Darüber hinaus liegt auch eine Divergenz im Sinne des § 144 Abs. 2 Nr. 2 SGG - insbesondere zu der von der Klägerin zitierten Rechtsprechung des BSG (Urteil vom 13. Mai 2009 - B 4 AS 39/08 R) - nicht vor. Eine solche Divergenz wäre anzunehmen, wenn tragfähige abstrakte Rechtssätze, die der Entscheidung des SG zugrunde liegen, mit denjenigen eines der in § 144 Abs. 2 Nr. 2 SGG genannten Gerichte nicht übereinstimmen. Das SG müsste seiner Entscheidung also einen Rechtssatz zugrunde gelegt haben, der mit der Rechtsprechung jener Gerichte nicht übereinstimmt (vgl. hierzu Leitherer, a.a.O., § 160 Rdnr. 13 mit Nachweisen aus der Rechtsprechung zur Frage der Revisionszulassung). Einen Rechtssatz in diesem Sinn hat das SG in seinem Urteil vom 1. Oktober 2009 nicht aufgestellt, so dass eine Divergenz nicht in Betracht kommt; im Gegenteil hat das SG, wie auch im Urteil des BSG vom 13. Mai 2009 gefordert, die Versicherungspauschale berücksichtigt. Das BSG hat in dem genannten Urteil - es handelte sich dort um minderjährige Kinder - auch keinen Rechtssatz dahingehend aufgestellt, welcher Bedarfssatz i.S.d. § 20 Abs. 2 SGB II bei volljährigen, unter-25-jährigen Kindern im Rahmen der Beurteilung der Fähigkeit, den eigenen Lebensunterhalt bestreiten zu können (§ 7 Abs. 3 Nr. 4 SGB II), anzulegen ist. Da letztlich auch ein wesentlicher Mangel des gerichtlichen Verfahrens im Sinne des dritten Zulassungsgrundes nicht gegeben ist, war die Beschwerde zurückzuweisen.
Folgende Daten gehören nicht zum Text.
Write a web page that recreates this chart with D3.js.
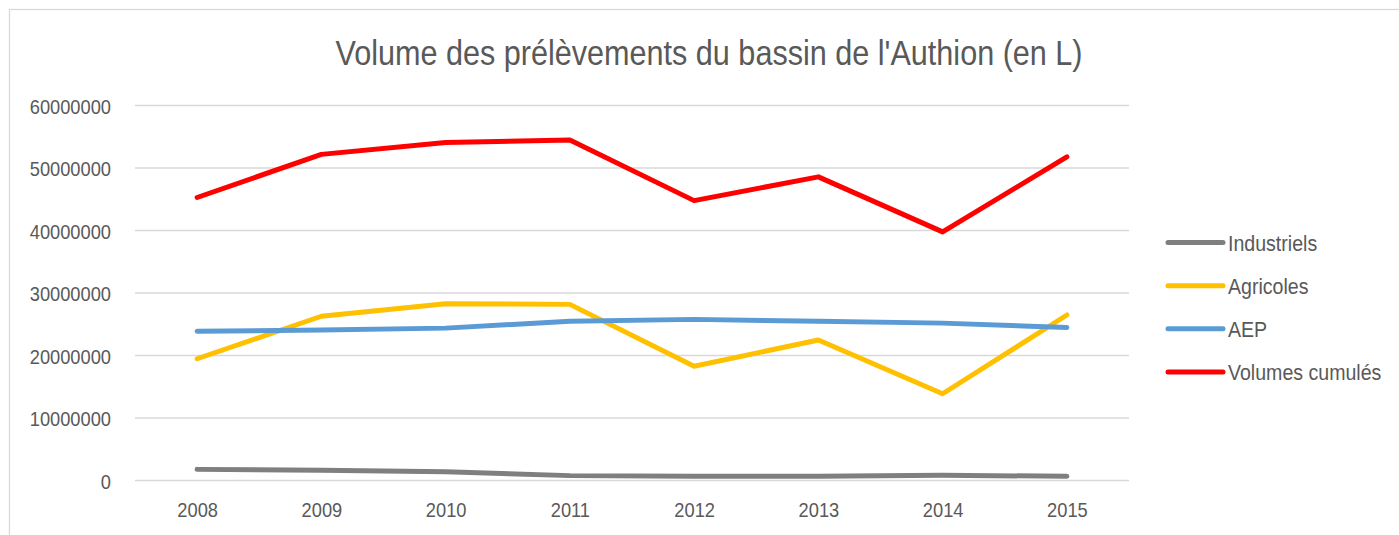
<!DOCTYPE html>
<html>
<head>
<meta charset="utf-8">
<script src="https://cdn.jsdelivr.net/npm/d3@7"></script>
<style>
  html, body { margin: 0; padding: 0; background: #fff; }
  svg { display: block; }
  text { font-family: "Liberation Sans", Arial, sans-serif; fill: #595959; }
</style>
</head>
<body>
<svg id="chart" width="1399" height="535"></svg>
<script>
const years = ["2008", "2009", "2010", "2011", "2012", "2013", "2014", "2015"];
const industriels = [1700000, 1550000, 1330000, 700000, 600000, 620000, 750000, 600000];
const agricoles = [19400000, 26200000, 28200000, 28100000, 18200000, 22400000, 13800000, 26400000];
const aep = [23800000, 24000000, 24300000, 25400000, 25700000, 25400000, 25100000, 24400000];
const cumules = [45200000, 52100000, 54000000, 54400000, 44700000, 48500000, 39700000, 51700000];
const seriesNames = ["Industriels", "Agricoles", "AEP", "Volumes cumulés"];
const yTicks = [0, 10000000, 20000000, 30000000, 40000000, 50000000, 60000000];
const chartTitle = "Volume des prélèvements du bassin de l'Authion (en L)";

const series = [
  { name: seriesNames[0], values: industriels, color: "#7F7F7F" },
  { name: seriesNames[1], values: agricoles, color: "#FFC000" },
  { name: seriesNames[2], values: aep, color: "#5B9BD5" },
  { name: seriesNames[3], values: cumules, color: "#FF0000" }
];

const SX = 0.87; // horizontal compression of text glyphs
const svg = d3.select("#chart");
const mLeft = 135, mRight = 1129, mTop = 105, mBottom = 480;

// chart frame
svg.append("rect").attr("x", 9.5).attr("y", 9.5).attr("width", 1500).attr("height", 600)
  .attr("fill", "none").attr("stroke", "#d9d9d9").attr("stroke-width", 1.3);

const x = d3.scalePoint().domain(years).range([mLeft, mRight]).padding(0.5);
const y = d3.scaleLinear().domain([0, 60000000]).range([mBottom, mTop]);

// title
svg.append("text")
  .attr("transform", `translate(709,65) scale(0.85,1)`)
  .attr("text-anchor", "middle")
  .style("font-size", "36px")
  .text(chartTitle);

// y axis with gridlines
const yAxis = svg.append("g").attr("transform", `translate(${mLeft},0)`)
  .call(d3.axisLeft(y).tickValues(yTicks).tickFormat(d3.format("d")).tickSize(-(mRight - mLeft)).tickPadding(0));
yAxis.select(".domain").remove();
yAxis.selectAll(".tick line").attr("stroke", "#d9d9d9").attr("stroke-width", 1.3);
yAxis.selectAll(".tick text")
  .attr("x", 0).attr("dy", null).attr("y", 8)
  .attr("transform", `translate(-24,0) scale(${SX},1)`)
  .attr("text-anchor", "end")
  .style("font-size", "21px")
  .attr("fill", "#595959");

// x axis
const xAxis = svg.append("g").attr("transform", `translate(0,${mBottom})`)
  .call(d3.axisBottom(x).tickSize(0).tickPadding(0));
xAxis.select(".domain").remove();
xAxis.selectAll(".tick text")
  .attr("y", 0).attr("dy", null)
  .attr("transform", `translate(0,37) scale(${SX},1)`)
  .attr("text-anchor", "middle")
  .style("font-size", "21px")
  .attr("fill", "#595959");

// lines
const line = d3.line().x((d, i) => x(years[i])).y(d => y(d));
svg.append("g").selectAll("path").data(series).join("path")
  .attr("d", d => line(d.values))
  .attr("fill", "none")
  .attr("stroke", d => d.color)
  .attr("stroke-width", 5)
  .attr("stroke-linecap", "round")
  .attr("stroke-linejoin", "round");

// legend
const legend = svg.append("g");
const ly = d3.scalePoint().domain(seriesNames).range([242.5, 372]);
const items = legend.selectAll("g").data(series).join("g")
  .attr("transform", d => `translate(0,${ly(d.name)})`);
items.append("line").attr("x1", 1168).attr("x2", 1223).attr("y1", 0).attr("y2", 0)
  .attr("stroke", d => d.color).attr("stroke-width", 5).attr("stroke-linecap", "round");
items.append("text")
  .attr("transform", `translate(1228,8) scale(0.89,1)`)
  .style("font-size", "22px")
  .text(d => d.name);
</script>
</body>
</html>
Da die Nichtzulassungsbeschwerde zum Zeitpunkt der Entscheidungsreife ohne Aussicht auf Erfolg war, war auch der Antrag vom 2. Dezember 2009, Prozesskostenhilfe zu bewilligen, abzulehnen.

Die Kostenentscheidung ergeht entsprechend § 193 Abs. 1 SGG.

Diese Entscheidung ist mit der Beschwerde nicht anfechtbar (§ 177 SGG).

Das angefochtene Urteil des SG wird hiermit rechtskräftig (vgl. § 145 Abs. 4 Satz 5 SGG).